Our sauce recipe was unremarkable. It was like spaghetti sauce, but maybe a little thicker. These days -- when making pizza is a bit more spontaneous -- I'll just cut up a nice big tomato and cook it with spices for half an hour before I want to make pizza. I like mine with lots of black pepper.
Our second secret was cooking the ingredients UNDER the cheese. So it was pre-cooked dough, a thin layer of sauce (too much, and your topping slide around), toppings and then a solid layer of half and half mozarella and cheddar.
Cook this in the same gasmark 8 oven for another ten minutes (more or less, depending on whether you like the cheese browned.
To get it out of the pan and onto the cutting board, my last professional tip: slide the knife under the pie and then move then pan out from under the pizza.
This was in the early 1980s, so we made some of the first pies with exotic ingredients.
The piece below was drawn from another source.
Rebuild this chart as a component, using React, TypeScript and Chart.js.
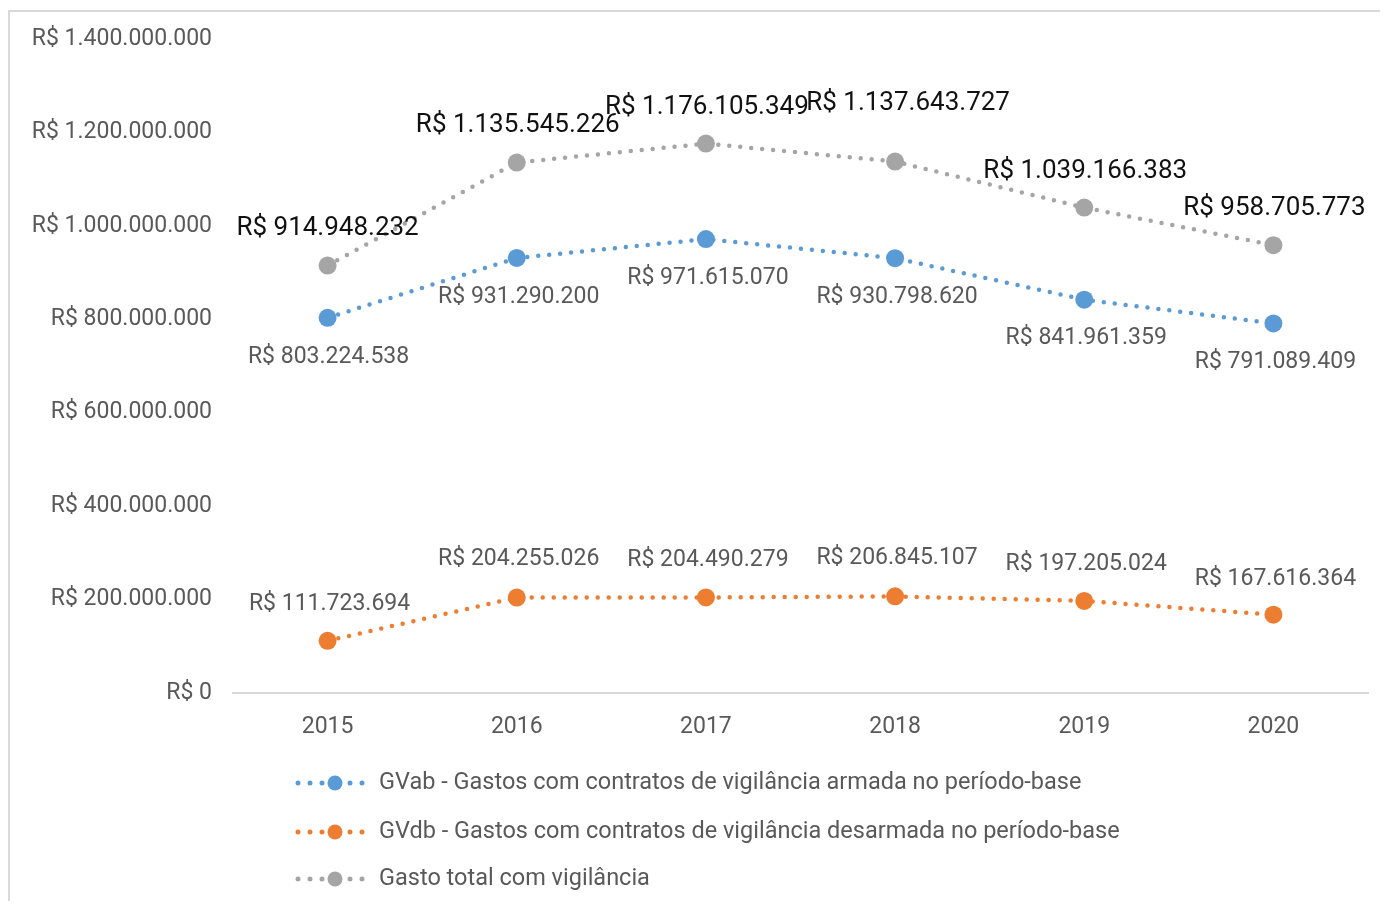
import React, { useEffect, useRef } from "react";
import { Chart, registerables } from "chart.js";

Chart.register(...registerables);

const years = ["2015", "2016", "2017", "2018", "2019", "2020"];
const gvab = [803224538, 931290200, 971615070, 930798620, 841961359, 791089409];
const gvdb = [111723694, 204255026, 204490279, 206845107, 197205024, 167616364];
const total = [914948232, 1135545226, 1176105349, 1137643727, 1039166383, 958705773];
const seriesNames = [
  "GVab - Gastos com contratos de vigilância armada no período-base",
  "GVdb - Gastos com contratos de vigilância desarmada no período-base",
  "Gasto total com vigilância",
];
const seriesColors = ["#5B9BD5", "#ED7D31", "#A5A5A5"];

const FONT = "Roboto";

function fmt(v: number): string {
  const s = Math.round(v).toString().replace(/\B(?=(\d{3})+(?!\d))/g, ".");
  return "R$ " + s;
}

const labelCfg = [
  { color: "#595959", size: 23, dx: [1, 2, 2, 2, 2, 2], dy: [39, 39, 39, 39, 39, 39] },
  { color: "#595959", size: 23, dx: [2, 2, 2, 2, 2, 2], dy: [-37, -38, -37, -38, -37, -35] },
  { color: "#111111", size: 26, dx: [0, 1, 1, 13, 1, 1], dy: [-37, -37, -36, -58, -36, -37] },
];

const framePlugin = {
  id: "frame",
  beforeDraw(chart: any) {
    const ctx = chart.ctx;
    ctx.save();
    ctx.strokeStyle = "#d9d9d9";
    ctx.lineWidth = 2;
    ctx.beginPath();
    ctx.moveTo(1, chart.height);
    ctx.lineTo(1, 3);
    ctx.lineTo(chart.width, 3);
    ctx.stroke();
    ctx.restore();
  },
};

const dataLabelPlugin = {
  id: "dataLabels",
  afterDatasetsDraw(chart: any) {
    const ctx = chart.ctx;
    ctx.save();
    ctx.textAlign = "center";
    ctx.textBaseline = "middle";
    chart.data.datasets.forEach((ds: any, i: number) => {
      const meta = chart.getDatasetMeta(i);
      const cfg = labelCfg[i];
      ctx.font = `${cfg.size}px ${FONT}`;
      ctx.fillStyle = cfg.color;
      meta.data.forEach((pt: any, j: number) => {
        ctx.fillText(fmt(ds.data[j]), pt.x + cfg.dx[j], pt.y + cfg.dy[j]);
      });
    });
    ctx.restore();
  },
};

const legendPlugin = {
  id: "customLegend",
  afterDraw(chart: any) {
    const ctx = chart.ctx;
    ctx.save();
    const ys = [775, 824, 871];
    chart.data.datasets.forEach((ds: any, i: number) => {
      const y = ys[i];
      ctx.fillStyle = ds.borderColor;
      [290, 302, 314, 342, 354].forEach((x) => {
        ctx.beginPath();
        ctx.arc(x, y, 2.5, 0, Math.PI * 2);
        ctx.fill();
      });
      ctx.beginPath();
      ctx.arc(327, y, 7.5, 0, Math.PI * 2);
      ctx.fill();
      ctx.font = `23.5px ${FONT}`;
      ctx.fillStyle = "#595959";
      ctx.textAlign = "left";
      ctx.textBaseline = "middle";
      ctx.fillText(ds.label, 371, y);
    });
    ctx.restore();
  },
};

export default function App() {
  const ref = useRef<HTMLCanvasElement>(null);
  useEffect(() => {
    if (!ref.current) return;
    const mk = (label: string, data: number[], color: string) => ({
      label,
      data,
      borderColor: color,
      backgroundColor: color,
      pointBackgroundColor: color,
      pointBorderWidth: 0,
      pointRadius: 9,
      borderWidth: 4.5,
      borderDash: [0, 11],
      borderCapStyle: "round" as const,
      tension: 0,
      fill: false,
    });
    const chart = new Chart(ref.current, {
      type: "line",
      data: {
        labels: years,
        datasets: [
          mk(seriesNames[0], gvab, seriesColors[0]),
          mk(seriesNames[1], gvdb, seriesColors[1]),
          mk(seriesNames[2], total, seriesColors[2]),
        ],
      },
      options: {
        responsive: false,
        animation: false,
        layout: { padding: { top: 31, right: 12, bottom: 158, left: 0 } },
        plugins: { legend: { display: false }, tooltip: { enabled: false } },
        scales: {
          x: {
            offset: true,
            grid: { display: false },
            border: { display: true, color: "#d9d9d9", width: 2 },
            ticks: { color: "#595959", font: { family: FONT, size: 23 }, padding: 12 },
            afterFit: (s: any) => {
              s.height = 50;
            },
          },
          y: {
            min: 0,
            max: 1400000000,
            grid: { display: false },
            border: { display: false },
            ticks: {
              stepSize: 200000000,
              color: "#595959",
              font: { family: FONT, size: 23 },
              padding: 13,
              callback: (v: any) => fmt(Number(v)),
            },
            afterFit: (s: any) => {
              s.width = 225;
            },
          },
        },
      },
      plugins: [framePlugin, dataLabelPlugin, legendPlugin],
    });
    return () => chart.destroy();
  }, []);
  return <canvas ref={ref} width={1372} height={893} style={{ display: "block" }} />;
}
It sounds pretty ordinary now, but the idea of carrots or walnuts on pizza was extraordinary then. Raisins taste okay, but swell up like ticks (ulch). I was night manager, so I made underlings handle the anchovies. Our vegetarian specials were three inches thick and had to be drained of excess fluid before serving.
In conclusion, OH HOLY GEEZ I AM SO HUNGRY FOR PIZZA AT THIS MOMENT!!!